Columnists Clash Over the Hearts and Minds of Jewish Voters
Over at the Jerusalem Post, Jonathan Rosenblum, who writes from the perspective of the fervently Orthodox Jewish community, examines the reasons for support of Obama from younger Jewish voters, and finds them wanting. He sees only danger in Obama's naive belief in the power of words when dealing with the enemies of both the United States and Israel, such as Hamas and the Iran. Commenting on the call from Jewish-American comedienne Sarah Silverman for young Jewish voters to travel to Florida to convince their grandparents ("Bubby and Zaide") to vote for Obama, he concludes:
So an Obama presidency would likely result in an Israel living within indefensible borders and in the crosshairs of a nuclear Iran. Bubbie and zaidie should tell their progeny that in Jewish tradition wisdom flows from the elders to young, not vice versa.
New Republic Editor Martin Peretz makes the case for Obama in another Jerusalem Post column, entitled "There Are Reasons Why There Are So Few Jewish Republicans." The respective arguments of the two Jewish writers make for an interesting comparison, and I encourage our readers to draw their own conclusions. However, my impression was that Mr. Peretz uncharacteristically engages in the ad hominem attacks that typify the Left; basically, he argues that Jews reject the GOP because it is, in his words, "the camp of ignorance and bias. It is against science; it is against tolerance; it is against egalitarian law; it is against the tradition of the prophets; it is against religious and intellectual liberty; it is hypocritical."
His basis for reassurance regarding Obama's support for Israel comes down to "Trust me [trust Peretz, not Obama]." Quoting Joe Biden, who said, "I would never, ever have joined this ticket were I not absolutely sure Barack Obama shared my passion [for Israel]," Peretz concludes, "That goes for me, too. And I'm a stickler on this, even a bit fanatical."

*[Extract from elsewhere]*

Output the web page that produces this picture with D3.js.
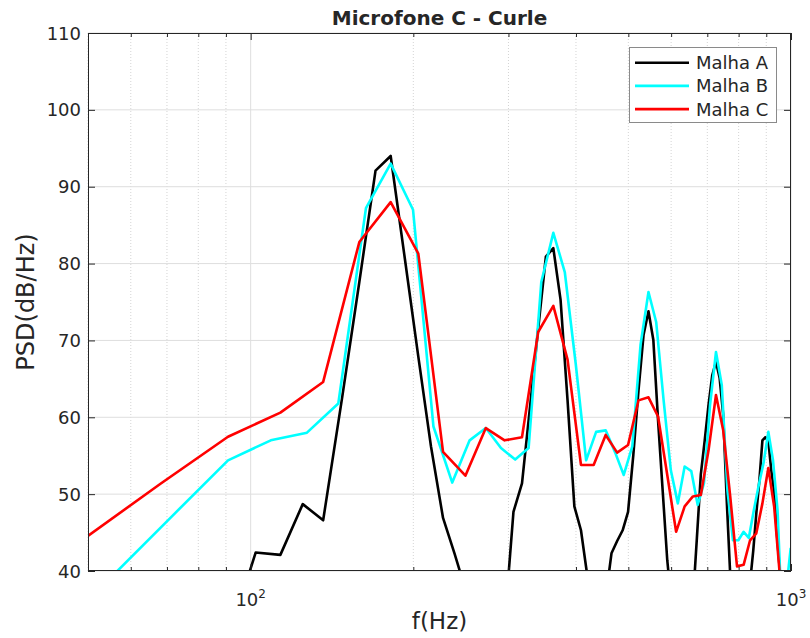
<!DOCTYPE html>
<html>
<head>
<meta charset="utf-8">
<script src="https://cdn.jsdelivr.net/npm/d3@7/dist/d3.min.js"></script>
<style>
  html, body { margin: 0; padding: 0; background: #fff; }
  svg { display: block; }
  text { font-family: "DejaVu Sans", sans-serif; fill: #262626; }
</style>
</head>
<body>
<svg id="chart" width="810" height="638"></svg>
<script>
// Power spectral density at microphone C (Curle analogy), three mesh refinements.

const titleText = "Microfone C - Curle";
const xLabel = "f(Hz)";
const yLabel = "PSD(dB/Hz)";
const seriesNames = ["Malha A", "Malha B", "Malha C"];
const seriesColors = ["#000000", "#00ffff", "#ff0000"];

const yTicks = [40, 50, 60, 70, 80, 90, 100, 110];
const xMajorTicks = [100, 1000];
const xMajorExponents = ["2", "3"];
const xMinorTicks = [50, 60, 70, 80, 90, 200, 300, 400, 500, 600, 700, 800, 900];

// Malha A
const freqA = [90.80, 102.15, 113.50, 124.85, 136.20, 147.55, 158.90, 170.25, 181.60, 192.95,
  204.30, 215.65, 227.00, 238.35, 249.70, 261.05, 272.40, 283.75, 295.10, 306.45,
  317.80, 329.15, 340.50, 351.85, 363.20, 374.55, 385.90, 397.25, 408.60, 419.95,
  431.30, 442.65, 454.00, 465.35, 476.70, 488.05, 499.40, 510.75, 522.10, 533.45,
  544.80, 556.15, 567.50, 578.85, 590.20, 601.55, 612.90, 624.25, 635.60, 646.95,
  658.30, 669.65, 681.00, 692.35, 703.70, 715.05, 726.40, 737.75, 749.10, 760.45,
  771.80, 783.15, 794.50, 805.85, 817.20, 828.55, 839.90, 851.25, 862.60, 873.95,
  885.30, 896.65, 908.00, 919.35, 930.70, 942.05, 953.40, 964.75, 976.10, 987.45, 998.80];
const psdA = [31.0, 42.4, 42.1, 48.7, 46.6, 62.4, 77.6, 92.1, 94.0, 80.6,
  67.9, 56.2, 46.9, 42.3, 37.6, 33.5, 30.8, 30.2, 33.0, 47.7,
  51.4, 61.6, 71.5, 80.9, 82.0, 75.3, 62.2, 48.4, 45.3, 39.3,
  34.5, 33.0, 36.5, 42.3, 43.9, 45.3, 47.7, 55.1, 63.5, 70.7,
  73.8, 70.1, 59.6, 50.4, 41.4, 35.5, 32.0, 31.0, 31.5, 33.0,
  36.0, 44.3, 52.6, 57.0, 61.6, 65.5, 67.2, 65.1, 60.3, 49.2,
  39.5, 35.0, 32.5, 32.0, 33.5, 36.5, 38.5, 42.6, 47.5, 51.8,
  57.0, 57.4, 56.9, 53.1, 50.3, 44.7, 40.1, 35.0, 32.0, 31.0, 30.5];

// Malha B
const freqB = [54.48, 72.64, 90.80, 108.96, 127.12, 145.28, 163.44, 181.60, 199.76, 217.92,
  236.08, 254.24, 272.40, 290.56, 308.72, 326.88, 345.04, 363.20, 381.36, 399.52,
  417.68, 435.84, 454.00, 472.16, 490.32, 508.48, 526.64, 544.80, 562.96, 581.12,
  599.28, 617.44, 635.60, 653.76, 671.92, 690.08, 708.24, 726.40, 744.56, 762.72,
  780.88, 799.04, 817.20, 835.36, 853.52, 871.68, 889.84, 908.00, 926.16, 944.32,
  962.48, 980.64, 998.80];
const psdB = [38.8, 47.6, 54.4, 57.0, 58.0, 61.8, 87.2, 93.0, 87.0, 58.8,
  51.5, 57.0, 58.6, 56.0, 54.5, 56.0, 77.6, 84.0, 78.9, 67.0,
  54.4, 58.1, 58.3, 55.5, 52.5, 56.2, 69.4, 76.3, 72.4, 62.2,
  53.1, 48.8, 53.6, 53.0, 48.6, 51.4, 61.6, 68.5, 64.2, 50.5,
  44.0, 44.0, 45.1, 44.3, 47.9, 51.2, 54.1, 58.1, 54.4, 47.9,
  33.6, 37.8, 43.0];

// Malha C
const freqC = [45.40, 68.10, 90.80, 113.50, 136.20, 158.90, 181.60, 204.30, 227.00, 249.70,
  272.40, 295.10, 317.80, 340.50, 363.20, 385.90, 408.60, 431.30, 454.00, 476.70,
  499.40, 522.10, 544.80, 567.50, 590.20, 612.90, 635.60, 658.30, 681.00, 703.70,
  726.40, 749.10, 771.80, 794.50, 817.20, 839.90, 862.60, 885.30, 908.00, 930.70,
  953.40, 976.10, 998.80];
const psdC = [42.46, 51.35, 57.47, 60.6, 64.6, 82.8, 88.0, 81.3, 55.5, 52.4,
  58.6, 57.0, 57.4, 71.1, 74.5, 67.5, 53.8, 53.8, 57.7, 55.4,
  56.4, 62.2, 62.6, 60.1, 52.5, 45.1, 48.4, 49.7, 49.9, 55.7,
  62.9, 58.3, 49.7, 40.6, 40.8, 44.0, 44.9, 48.8, 53.4, 48.4,
  39.5, 35.0, 32.0];

const series = [
  { name: seriesNames[0], color: seriesColors[0], f: freqA, v: psdA },
  { name: seriesNames[1], color: seriesColors[1], f: freqB, v: psdB },
  { name: seriesNames[2], color: seriesColors[2], f: freqC, v: psdC }
];

const plot = { left: 88, right: 791, top: 33, bottom: 571 };

const svg = d3.select("#chart");
const x = d3.scaleLog().domain([50, 1000]).range([plot.left, plot.right]);
const y = d3.scaleLinear().domain([40, 110]).range([plot.bottom, plot.top]);

svg.append("defs").append("clipPath").attr("id", "plotClip")
  .append("rect")
  .attr("x", plot.left).attr("y", plot.top)
  .attr("width", plot.right - plot.left).attr("height", plot.bottom - plot.top);

// grid
const grid = svg.append("g");
grid.selectAll("line.minor").data(xMinorTicks).join("line")
  .attr("x1", d => x(d)).attr("x2", d => x(d))
  .attr("y1", plot.top).attr("y2", plot.bottom)
  .attr("stroke", "#d4d4d4").attr("stroke-width", 1).attr("stroke-dasharray", "1,2");
grid.selectAll("line.xmajor").data(xMajorTicks).join("line")
  .attr("x1", d => x(d)).attr("x2", d => x(d))
  .attr("y1", plot.top).attr("y2", plot.bottom)
  .attr("stroke", "#dedede").attr("stroke-width", 1);
grid.selectAll("line.ymajor").data(yTicks).join("line")
  .attr("x1", plot.left).attr("x2", plot.right)
  .attr("y1", d => y(d)).attr("y2", d => y(d))
  .attr("stroke", "#dedede").attr("stroke-width", 1);

// series
const line = d3.line().x(d => x(d[0])).y(d => y(d[1]));
const lines = svg.append("g").attr("clip-path", "url(#plotClip)");
series.forEach(s => {
  lines.append("path")
    .datum(s.f.map((f, i) => [f, s.v[i]]))
    .attr("fill", "none")
    .attr("stroke", s.color)
    .attr("stroke-width", 2.6)
    .attr("stroke-linejoin", "round")
    .attr("d", line);
});

// axes box with inward ticks
const frame = svg.append("g").attr("stroke", "#262626").attr("stroke-width", 1).attr("fill", "none");
frame.append("rect")
  .attr("x", plot.left + 0.5).attr("y", plot.top + 0.5)
  .attr("width", plot.right - plot.left - 1).attr("height", plot.bottom - plot.top - 1);

const axBottom = d3.axisBottom(x).tickValues(xMajorTicks).tickSizeInner(-7).tickSizeOuter(0).tickFormat("");
const axTop = d3.axisTop(x).tickValues(xMajorTicks).tickSizeInner(-7).tickSizeOuter(0).tickFormat("");
const axBottomMinor = d3.axisBottom(x).tickValues(xMinorTicks).tickSizeInner(-4).tickSizeOuter(0).tickFormat("");
const axTopMinor = d3.axisTop(x).tickValues(xMinorTicks).tickSizeInner(-4).tickSizeOuter(0).tickFormat("");
const axLeft = d3.axisLeft(y).tickValues(yTicks).tickSizeInner(-7).tickSizeOuter(0).tickFormat("");
const axRight = d3.axisRight(y).tickValues(yTicks).tickSizeInner(-7).tickSizeOuter(0).tickFormat("");

function drawAxis(ax, tx, ty) {
  const g = svg.append("g").attr("transform", `translate(${tx},${ty})`).call(ax);
  g.select(".domain").remove();
  g.selectAll(".tick line").attr("stroke", "#262626");
}
drawAxis(axBottom, 0, plot.bottom);
drawAxis(axBottomMinor, 0, plot.bottom);
drawAxis(axTop, 0, plot.top);
drawAxis(axTopMinor, 0, plot.top);
drawAxis(axLeft, plot.left, 0);
drawAxis(axRight, plot.right, 0);

// tick labels
svg.append("g").selectAll("text").data(yTicks).join("text")
  .attr("x", plot.left - 7).attr("y", d => y(d))
  .attr("text-anchor", "end").attr("dominant-baseline", "central")
  .attr("font-size", 18)
  .text(d => d);

const xl = svg.append("g").selectAll("text").data(xMajorTicks).join("text")
  .attr("x", d => x(d)).attr("y", 606)
  .attr("text-anchor", "middle")
  .attr("font-size", 18);
xl.append("tspan").text("10");
xl.append("tspan").attr("dy", -8).attr("font-size", 12).text((d, i) => xMajorExponents[i]);

// titles
svg.append("text")
  .attr("x", (plot.left + plot.right) / 2).attr("y", 25)
  .attr("text-anchor", "middle").attr("font-weight", "bold").attr("font-size", 20)
  .attr("fill", "#000")
  .text(titleText);

svg.append("text")
  .attr("x", (plot.left + plot.right) / 2).attr("y", 629)
  .attr("text-anchor", "middle").attr("font-size", 23)
  .text(xLabel);

svg.append("text")
  .attr("transform", `translate(34,${(plot.top + plot.bottom) / 2}) rotate(-90)`)
  .attr("text-anchor", "middle").attr("font-size", 24)
  .text(yLabel);

// legend
const legend = svg.append("g");
legend.append("rect")
  .attr("x", 629.5).attr("y", 47.5).attr("width", 147).attr("height", 75)
  .attr("fill", "#fff").attr("stroke", "#8a8a8a").attr("stroke-width", 1);
const rows = legend.selectAll("g.row").data(series).join("g")
  .attr("transform", (d, i) => `translate(0,${62.7 + i * 23.2})`);
rows.append("line")
  .attr("x1", 635).attr("x2", 689).attr("y1", 0).attr("y2", 0)
  .attr("stroke", d => d.color).attr("stroke-width", 2.6);
rows.append("text")
  .attr("x", 696).attr("y", 0).attr("dominant-baseline", "central")
  .attr("font-size", 18).attr("fill", "#000")
  .text(d => d.name);
</script>
</body>
</html>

I actually do not doubt that both Joe Biden and Barack Obama believe that they have Israel's best interests at heart. The problem is, as Rosenberg points out, that good intentions are no substitution for bad policy. Bill Clinton no doubt thought that he had Israel's best interests at heart. As Rosenberg notes, "The last time an American president [Clinton] made solving the conflict a high priority, Israel ended up with the Aksa intifada and open warfare."